**Short task**
Return only the stretch of the material below that begins with the line containing "The picture is" and ends with the line containing "from bokeh.resources import INLINE", exactly; both of those lines belong to it.

**Supplied material**
— Begin —

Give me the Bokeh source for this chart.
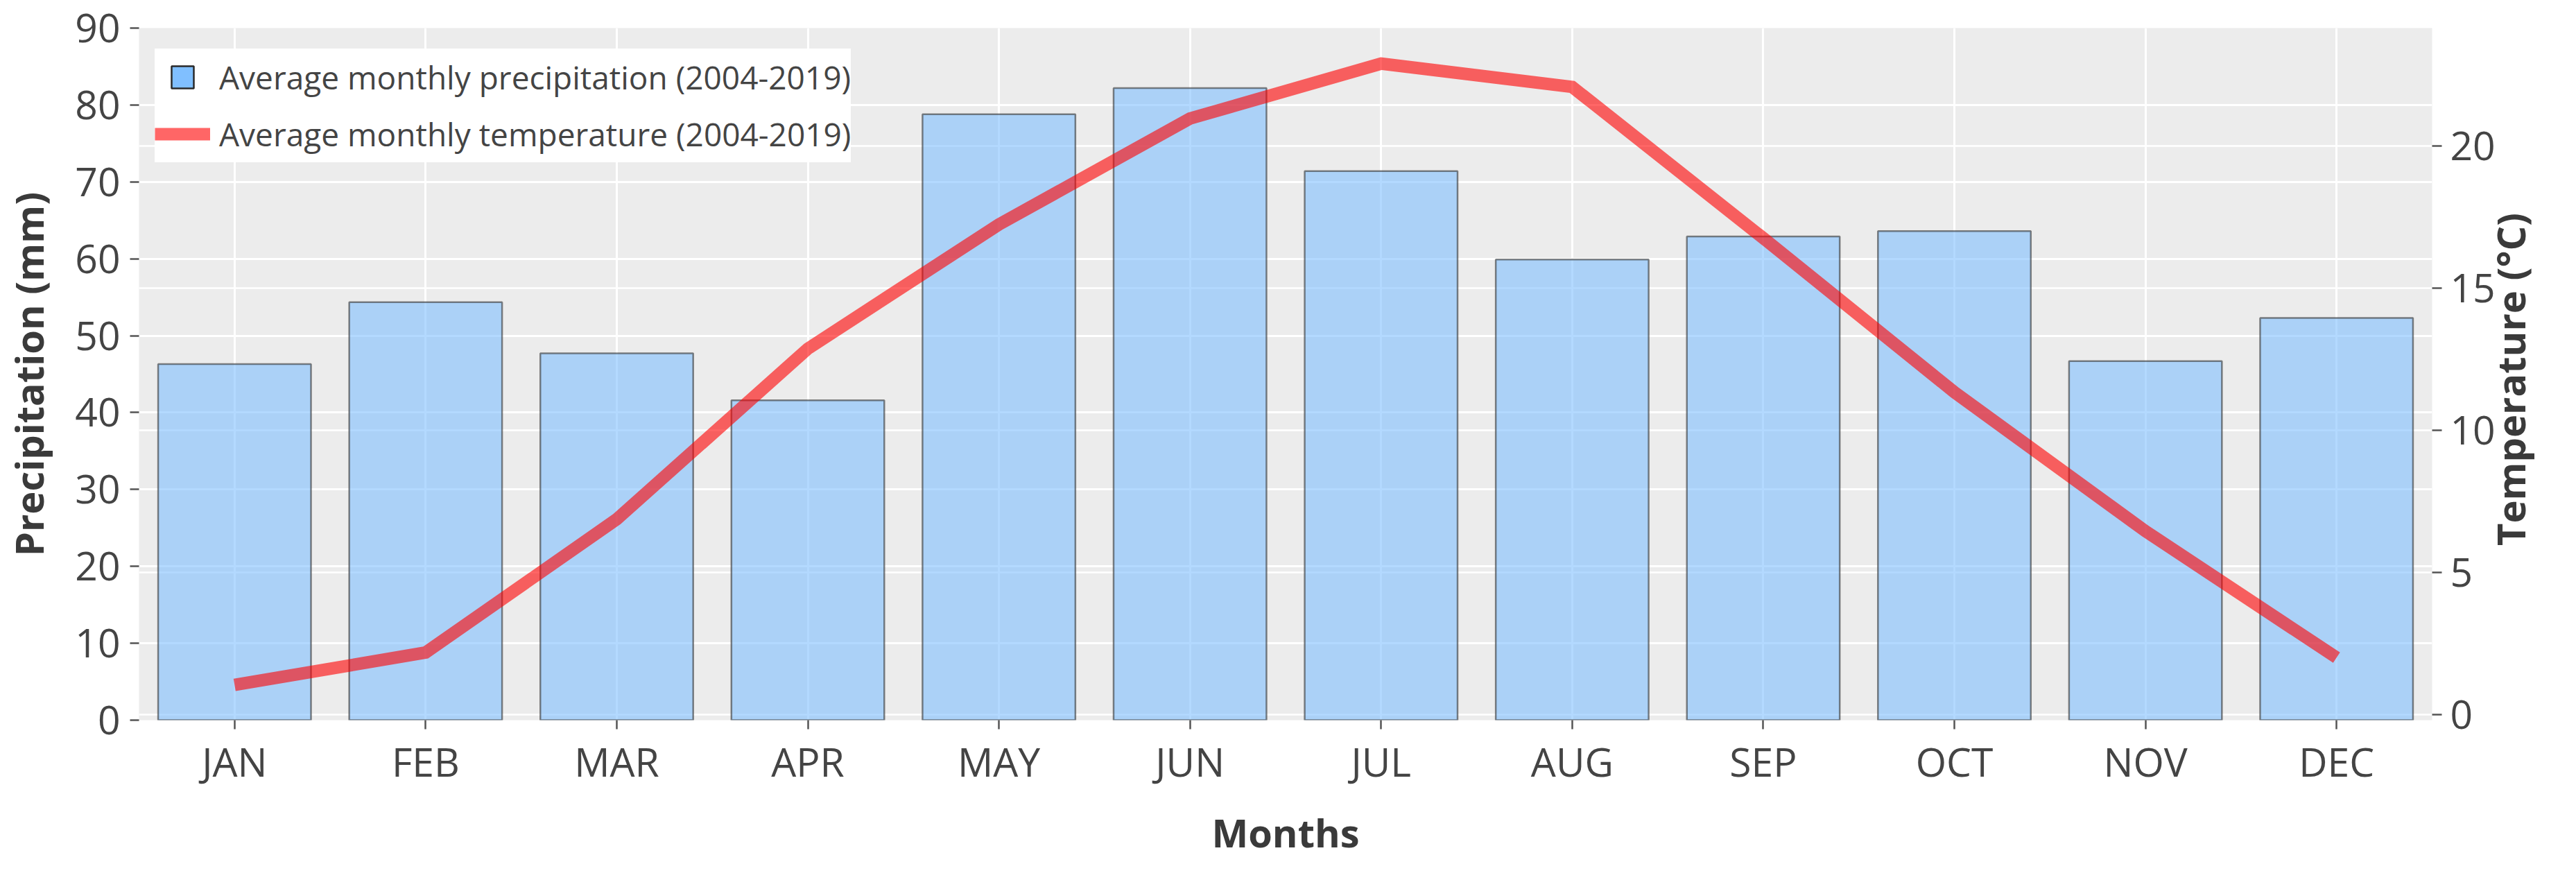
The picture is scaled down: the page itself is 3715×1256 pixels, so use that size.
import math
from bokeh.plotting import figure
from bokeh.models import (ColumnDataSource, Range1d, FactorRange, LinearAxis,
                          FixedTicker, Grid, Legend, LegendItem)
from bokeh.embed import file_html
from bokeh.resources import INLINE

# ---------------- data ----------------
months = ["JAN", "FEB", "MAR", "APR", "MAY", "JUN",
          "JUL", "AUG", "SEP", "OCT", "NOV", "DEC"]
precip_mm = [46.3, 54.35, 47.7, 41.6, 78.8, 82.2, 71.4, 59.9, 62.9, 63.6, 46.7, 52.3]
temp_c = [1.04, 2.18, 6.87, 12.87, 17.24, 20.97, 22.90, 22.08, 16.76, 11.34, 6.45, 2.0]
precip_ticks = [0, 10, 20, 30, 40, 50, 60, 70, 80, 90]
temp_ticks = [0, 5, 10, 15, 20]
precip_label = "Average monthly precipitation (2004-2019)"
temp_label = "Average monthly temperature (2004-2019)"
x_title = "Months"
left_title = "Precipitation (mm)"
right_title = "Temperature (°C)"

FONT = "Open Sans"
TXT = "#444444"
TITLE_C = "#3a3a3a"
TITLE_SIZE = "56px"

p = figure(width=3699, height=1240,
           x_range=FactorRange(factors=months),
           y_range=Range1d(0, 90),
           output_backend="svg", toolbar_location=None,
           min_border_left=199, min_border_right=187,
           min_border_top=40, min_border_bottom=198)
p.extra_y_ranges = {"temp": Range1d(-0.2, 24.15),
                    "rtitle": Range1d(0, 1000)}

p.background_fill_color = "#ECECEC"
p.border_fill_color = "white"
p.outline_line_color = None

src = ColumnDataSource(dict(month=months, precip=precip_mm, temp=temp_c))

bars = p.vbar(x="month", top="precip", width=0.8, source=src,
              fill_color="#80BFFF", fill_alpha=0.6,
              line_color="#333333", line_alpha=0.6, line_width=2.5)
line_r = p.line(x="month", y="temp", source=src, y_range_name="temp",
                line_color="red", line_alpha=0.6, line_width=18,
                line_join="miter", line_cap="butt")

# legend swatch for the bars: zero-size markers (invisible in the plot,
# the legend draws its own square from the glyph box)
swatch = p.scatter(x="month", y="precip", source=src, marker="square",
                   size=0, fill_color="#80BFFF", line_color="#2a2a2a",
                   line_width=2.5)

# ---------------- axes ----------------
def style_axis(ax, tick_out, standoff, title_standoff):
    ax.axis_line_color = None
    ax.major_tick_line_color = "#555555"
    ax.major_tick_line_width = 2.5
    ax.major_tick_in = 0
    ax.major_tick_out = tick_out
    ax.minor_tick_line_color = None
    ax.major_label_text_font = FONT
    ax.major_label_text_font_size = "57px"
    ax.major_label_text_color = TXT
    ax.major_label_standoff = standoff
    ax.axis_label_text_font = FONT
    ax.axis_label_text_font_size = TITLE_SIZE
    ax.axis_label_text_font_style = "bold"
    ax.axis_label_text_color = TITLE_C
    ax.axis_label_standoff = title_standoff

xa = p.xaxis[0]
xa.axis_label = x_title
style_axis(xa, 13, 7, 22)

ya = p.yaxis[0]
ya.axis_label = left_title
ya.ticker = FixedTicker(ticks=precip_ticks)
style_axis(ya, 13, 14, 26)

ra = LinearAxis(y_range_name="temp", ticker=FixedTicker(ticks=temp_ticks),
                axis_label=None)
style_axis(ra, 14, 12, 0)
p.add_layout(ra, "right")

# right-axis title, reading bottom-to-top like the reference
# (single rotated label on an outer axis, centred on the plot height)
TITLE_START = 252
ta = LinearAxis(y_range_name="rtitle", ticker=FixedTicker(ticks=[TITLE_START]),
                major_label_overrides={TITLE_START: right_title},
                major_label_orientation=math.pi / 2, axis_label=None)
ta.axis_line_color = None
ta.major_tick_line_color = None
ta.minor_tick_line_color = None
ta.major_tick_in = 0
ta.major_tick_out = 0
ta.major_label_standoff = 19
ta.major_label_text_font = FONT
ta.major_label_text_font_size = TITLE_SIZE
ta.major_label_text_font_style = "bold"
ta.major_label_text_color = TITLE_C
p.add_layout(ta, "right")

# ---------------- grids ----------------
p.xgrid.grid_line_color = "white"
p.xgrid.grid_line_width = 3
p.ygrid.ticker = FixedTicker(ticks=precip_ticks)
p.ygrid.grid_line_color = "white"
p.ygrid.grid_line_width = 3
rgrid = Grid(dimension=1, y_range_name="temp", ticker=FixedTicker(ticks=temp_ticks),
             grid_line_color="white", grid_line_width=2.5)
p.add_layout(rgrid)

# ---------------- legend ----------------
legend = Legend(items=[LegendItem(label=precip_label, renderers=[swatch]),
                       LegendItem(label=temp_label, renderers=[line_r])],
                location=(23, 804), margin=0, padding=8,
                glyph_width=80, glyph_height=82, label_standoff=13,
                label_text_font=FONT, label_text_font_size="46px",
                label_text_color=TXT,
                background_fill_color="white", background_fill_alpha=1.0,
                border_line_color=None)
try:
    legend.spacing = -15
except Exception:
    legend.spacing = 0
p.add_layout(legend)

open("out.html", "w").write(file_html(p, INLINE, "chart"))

— End —

**Expected output**
The picture is scaled down: the page itself is 3715×1256 pixels, so use that size.
import math
from bokeh.plotting import figure
from bokeh.models import (ColumnDataSource, Range1d, FactorRange, LinearAxis,
                          FixedTicker, Grid, Legend, LegendItem)
from bokeh.embed import file_html
from bokeh.resources import INLINE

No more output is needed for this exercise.